Putting the band back together has forever been the thing to do for aging musicians, from the Monkees to Pavement and beyond. Who could resist the allure of a few big paychecks and the chance to recapture one’s former glory? Jack White, apparently. Speaking to the NME, the former White Stripes singer said he can’t ever see a time when he’ll get back together with sister/wife Meg for a revival of their revivalist rock group. “I would probably say absolutely not. Absolutely no chance. I couldn’t see any reason to ever do that,” he said. “I’m not the kind of person that would retire from baseball and come out of retirement the next year. I mean, if we went to all the trouble of telling people we’re done, we meant it you know?”

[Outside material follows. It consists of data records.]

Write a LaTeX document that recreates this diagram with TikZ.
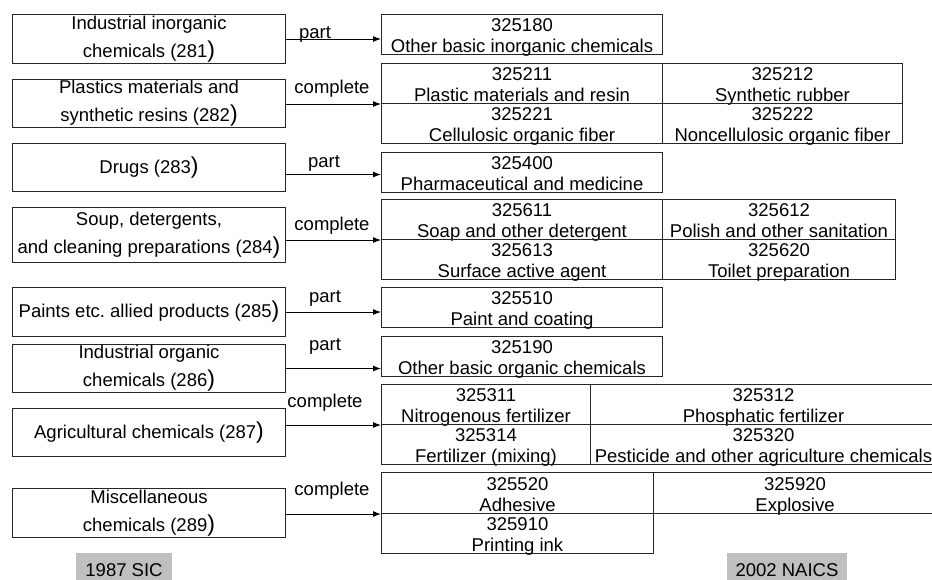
\documentclass[tikz,border=0pt]{standalone}
\usepackage{fontspec}
\setmainfont{Liberation Sans}
\usetikzlibrary{arrows.meta}
\frenchspacing

% code number above, industry name below, inside a 40pt cell
\newcommand{\naicsitem}[2]{\vbox to 40pt{\offinterlineskip\vskip17pt
  \hbox to 0pt{\hss\smash{#1}\hss}\vskip21pt
  \hbox to 0pt{\hss\smash{#2}\hss}\vss}}
\newcommand{\bigparen}{{\fontsize{23}{23}\selectfont)}}

\begin{document}
\begin{tikzpicture}[x=1pt, y=-1pt, line width=1pt,
    every node/.style={font=\fontsize{18.5}{28}\selectfont},
    sic/.style={draw=black!85, minimum width=273pt, inner sep=0pt, align=center, anchor=north west},
    cell/.style={draw=black!85, inner sep=0pt, anchor=north west, minimum height=40pt},
    rel/.style={anchor=base},
    year/.style={fill=black!25, inner xsep=9pt, inner ysep=10pt, anchor=base},
    >={Latex[length=8pt, width=6pt]}
    ]
    \useasboundingbox (0,0) rectangle (932,579);

    % 1987 SIC groups
    \node[sic, minimum height=49pt] (s1) at (12,14) {Industrial inorganic\\chemicals (281\bigparen};
    \node[sic, minimum height=48pt] (s2) at (12,79) {Plastics materials and\\synthetic resins (282\bigparen};
    \node[sic, minimum height=48pt] (s3) at (12,143) {Drugs (283\bigparen};
    \node[sic, minimum height=55pt] (s4) at (12,207) {Soup, detergents,\\and cleaning preparations (284\bigparen};
    \node[sic, minimum height=49pt] (s5) at (12,287) {Paints etc. allied products (285\bigparen};
    \node[sic, minimum height=48pt] (s6) at (12,344) {Industrial organic\\chemicals (286\bigparen};
    \node[sic, minimum height=48pt] (s7) at (12,408) {Agricultural chemicals (287\bigparen};
    \node[sic, minimum height=49pt] (s8) at (12,488) {Miscellaneous\\chemicals (289\bigparen};

    % 2002 NAICS industries
    \node[cell, minimum width=281pt] (n1) at (381,14) {\naicsitem{325180}{Other basic inorganic chemicals}};

    \node[cell, minimum width=281pt] (n2a) at (381,63) {\naicsitem{325211}{Plastic materials and resin}};
    \node[cell, minimum width=240pt] (n2b) at (662,63) {\naicsitem{325212}{Synthetic rubber}};
    \node[cell, minimum width=281pt] (n2c) at (381,103) {\naicsitem{325221}{Cellulosic organic fiber}};
    \node[cell, minimum width=240pt] (n2d) at (662,103) {\naicsitem{325222}{Noncellulosic organic fiber}};

    \node[cell, minimum width=281pt] (n3) at (381,152) {\naicsitem{325400}{Pharmaceutical and medicine}};

    \node[cell, minimum width=281pt] (n4a) at (381,199) {\naicsitem{325611}{Soap and other detergent}};
    \node[cell, minimum width=233pt] (n4b) at (662,199) {\naicsitem{325612}{Polish and other sanitation}};
    \node[cell, minimum width=281pt] (n4c) at (381,239) {\naicsitem{325613}{Surface active agent}};
    \node[cell, minimum width=233pt] (n4d) at (662,239) {\naicsitem{325620}{Toilet preparation}};

    \node[cell, minimum width=281pt] (n5) at (381,287) {\naicsitem{325510}{Paint and coating}};
    \node[cell, minimum width=281pt] (n6) at (381,336) {\naicsitem{325190}{Other basic organic chemicals}};

    \node[cell, minimum width=209pt] (n7a) at (381,384) {\naicsitem{325311}{Nitrogenous fertilizer}};
    \node[cell, minimum width=346pt] (n7b) at (590,384) {\naicsitem{325312}{Phosphatic fertilizer}};
    \node[cell, minimum width=209pt] (n7c) at (381,424) {\naicsitem{325314}{Fertilizer (mixing)}};
    \node[cell, minimum width=346pt] (n7d) at (590,424) {\naicsitem{325320}{Pesticide and other agriculture chemicals}};

    \node[cell, minimum width=272pt, minimum height=41pt] (n8a) at (381,472) {\naicsitem{325520}{Adhesive}};
    \node[cell, minimum width=283pt, minimum height=41pt] (n8b) at (653,472) {\naicsitem{325920}{Explosive}};
    \node[cell, minimum width=272pt] (n8c) at (381,513) {\naicsitem{325910}{Printing ink}};

    % mapping arrows
    \coordinate (a3) at ([yshift=-7pt]s3.east);
    \draw[->] (s1.east) -- (s1.east -| n1.west);
    \draw[->] (n2a.south west -| s2.east) -- (n2a.south west);
    \draw[->] (a3) -- (a3 -| n3.west);
    \draw[->] (n4a.south west -| s4.east) -- (n4a.south west);
    \draw[->] (s5.east) -- (s5.east -| n5.west);
    \draw[->] (s6.east) -- (s6.east -| n6.west);
    \draw[->] (n7a.south west -| s7.east) -- (n7a.south west);
    \draw[->] (n8a.south west -| s8.east) -- (n8a.south west);

    \node[rel] (l1) at (315,38) {part};
    \node[rel] (l2) at (332,93) {complete};
    \node[rel] (l3) at (324,167) {part};
    \node[rel] (l4) at (332,230) {complete};
    \node[rel] (l5) at (325,302) {part};
    \node[rel] (l6) at (325,350) {part};
    \node[rel] (l7) at (325,407) {complete};
    \node[rel] (l8) at (332,495) {complete};

    % classification years
    \node[year] (sic) at (124,576) {1987 SIC};
    \node[year] (naics) at (787,576) {2002 NAICS};

\end{tikzpicture}
\end{document}
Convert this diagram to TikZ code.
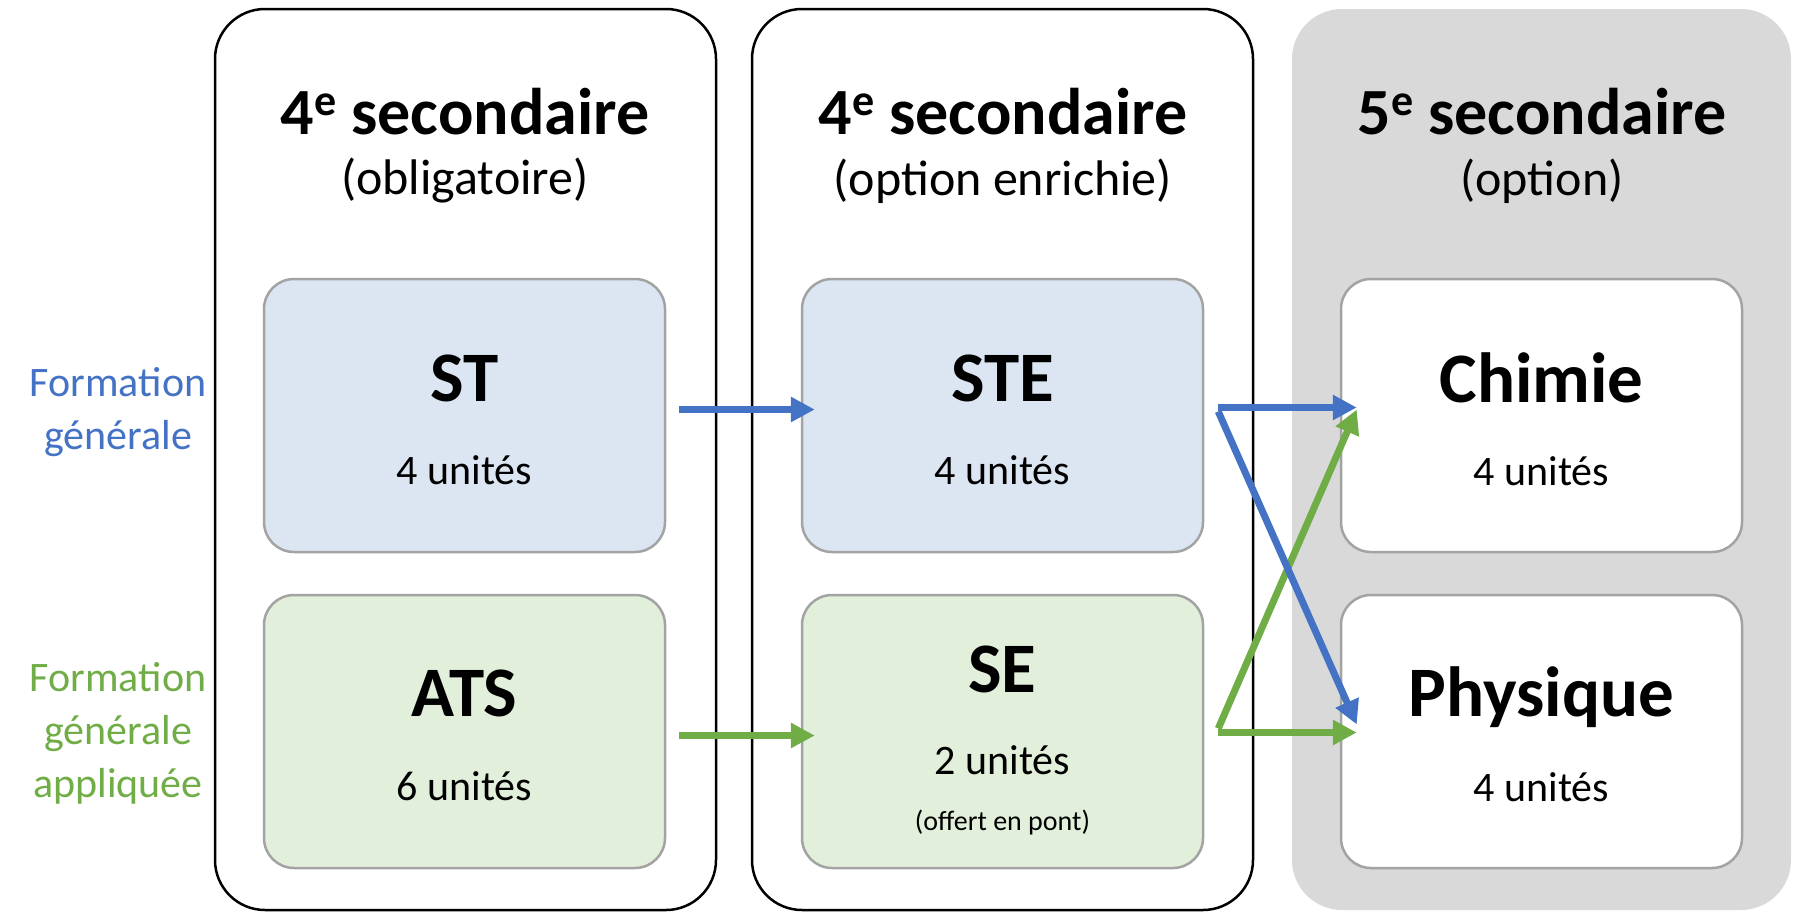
\documentclass[tikz,border=0pt]{standalone}
\usepackage{fontspec}
\setmainfont{Carlito}
\usetikzlibrary{arrows.meta}
\definecolor{fgblue}{HTML}{4472C4}
\definecolor{fggreen}{HTML}{70AD47}
\definecolor{fillblue}{HTML}{DCE6F3}
\definecolor{fillgreen}{HTML}{E2EFDA}
\definecolor{colgray}{HTML}{D9D9D9}
\definecolor{bordergray}{HTML}{A3A3A3}
\newcommand\supe[1]{\raisebox{0.3em}{\fontsize{44}{44}\selectfont #1}}
\begin{document}
\begin{tikzpicture}[x=1pt,y=-1pt,
  colbox/.style={draw=black,line width=2.5pt,rounded corners=50pt,minimum width=501pt,minimum height=901pt,inner sep=0pt},
  graycol/.style={fill=colgray,rounded corners=50pt,minimum width=499pt,minimum height=901pt,inner sep=0pt},
  subbox/.style={draw=bordergray,line width=2.5pt,rounded corners=30pt,minimum width=401pt,minimum height=273pt,inner sep=0pt},
  head/.style={inner sep=0pt,font=\fontsize{66}{72}\selectfont\bfseries},
  subhead/.style={inner sep=0pt,font=\fontsize{50}{56}\selectfont},
  title/.style={inner sep=0pt,font=\fontsize{71}{78}\selectfont\bfseries},
  units/.style={inner sep=0pt,font=\fontsize{42}{48}\selectfont},
  small/.style={inner sep=0pt,font=\fontsize{28}{32}\selectfont},
  side/.style={inner sep=0pt,align=center,font=\fontsize{42}{53}\selectfont},
  arr/.style={line width=7pt,-{Triangle[length=24pt,width=24pt]}}
]
\useasboundingbox (0,0) rectangle (1797,913);
% columns
\node[colbox] (c1) at (465.5,459.5) {};
\node[colbox] (c2) at (1002.5,459.5) {};
\node[graycol] (c3) at (1541.5,459.5) {};
% headers
\node[head] (h1) at (465,112) {4\supe{e} secondaire};
\node[subhead] (s1) at (465,181) {(obligatoire)};
\node[head] (h2) at (1003,112) {4\supe{e} secondaire};
\node[subhead] (s2) at (1003,181) {(option enrichie)};
\node[head] (h3) at (1542,112) {5\supe{e} secondaire};
\node[subhead] (s3) at (1542,181) {(option)};
% inner boxes
\node[subbox,fill=fillblue] (ST) at (464.5,415.5) {};
\node[subbox,fill=fillgreen] (ATS) at (464.5,731.5) {};
\node[subbox,fill=fillblue] (STE) at (1002.5,415.5) {};
\node[subbox,fill=fillgreen] (SE) at (1002.5,731.5) {};
\node[subbox,fill=white] (CH) at (1541.5,415.5) {};
\node[subbox,fill=white] (PH) at (1541.5,731.5) {};
% texts
\node[title] (tST) at (464.5,378) {ST};
\node[units] (uST) at (464.5,470) {4 unités};
\node[title] (tATS) at (464.5,693) {ATS};
\node[units] (uATS) at (464.5,786) {6 unités};
\node[title] (tSTE) at (1002.5,378) {STE};
\node[units] (uSTE) at (1002.5,470) {4 unités};
\node[title] (tSE) at (1002.5,669) {SE};
\node[units] (uSE) at (1002.5,760) {2 unités};
\node[small] (oSE) at (1002.5,823) {(offert en pont)};
\node[title] (tCH) at (1541.5,378) {Chimie};
\node[units] (uCH) at (1541.5,471) {4 unités};
\node[title] (tPH) at (1541.5,697) {Physique};
\node[units] (uPH) at (1541.5,787) {4 unités};
% side labels
\node[side,text=fgblue] (lg) at (118,412) {Formation\\générale};
\node[side,text=fggreen] (la) at (118,733) {Formation\\générale\\appliquée};
% arrows
\draw[arr,fgblue] ([xshift=13pt,yshift=6pt]ST.east) -- ([xshift=14pt,yshift=6pt]STE.west);
\draw[arr,fggreen] ([xshift=13pt,yshift=-4pt]ATS.east) -- ([xshift=14pt,yshift=-4pt]SE.west);
\draw[arr,fggreen] ([xshift=14pt,yshift=-1pt]SE.east) -- ([xshift=17pt,yshift=-1pt]PH.west);
\draw[arr,fggreen] ([xshift=14pt,yshift=3pt]SE.east) -- ([xshift=17pt,yshift=6pt]CH.west);
\draw[arr,fgblue] ([xshift=14pt,yshift=8pt]STE.east) -- ([xshift=17pt,yshift=8pt]CH.west);
\draw[arr,fgblue] ([xshift=14pt,yshift=4pt]STE.east) -- ([xshift=17pt,yshift=7pt]PH.west);
\end{tikzpicture}
\end{document}
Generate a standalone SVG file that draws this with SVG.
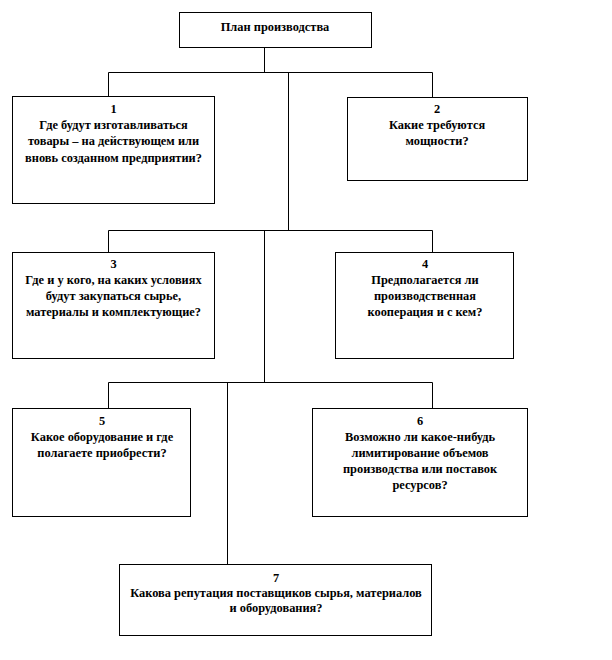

“If we were forced to change our mind about that, I can only imagine the reason being if we went bankrupt or really needed the cash, which would be a really sad thing,” he went on. “I would probably be issuing an apology along with the announcement of the show dates.” It’s pretty sad to imagine that memo being written, but hell, the band only broke up last year. There’s plenty of time left for an obsessed fan to concoct a Ponzi scheme with which to defraud White out of all of his hard-earned money, thus creating the need for a reunion tour. Or maybe he’ll end up blowing the money himself on colored vinyl to press at his Third Man Records outfit, because why stick with black when you could have the rainbow?
White has a new solo album called Blunderbuss coming out on April 24, if you hadn’t heard, which is what’s taking up most of his time. If he’s got more rippers like “Sixteen Saltines” stuck in his craw then we probably won’t ever need a White Stripes reunion, especially since White hasn’t been shy about playing his old band’s songs at his new gigs.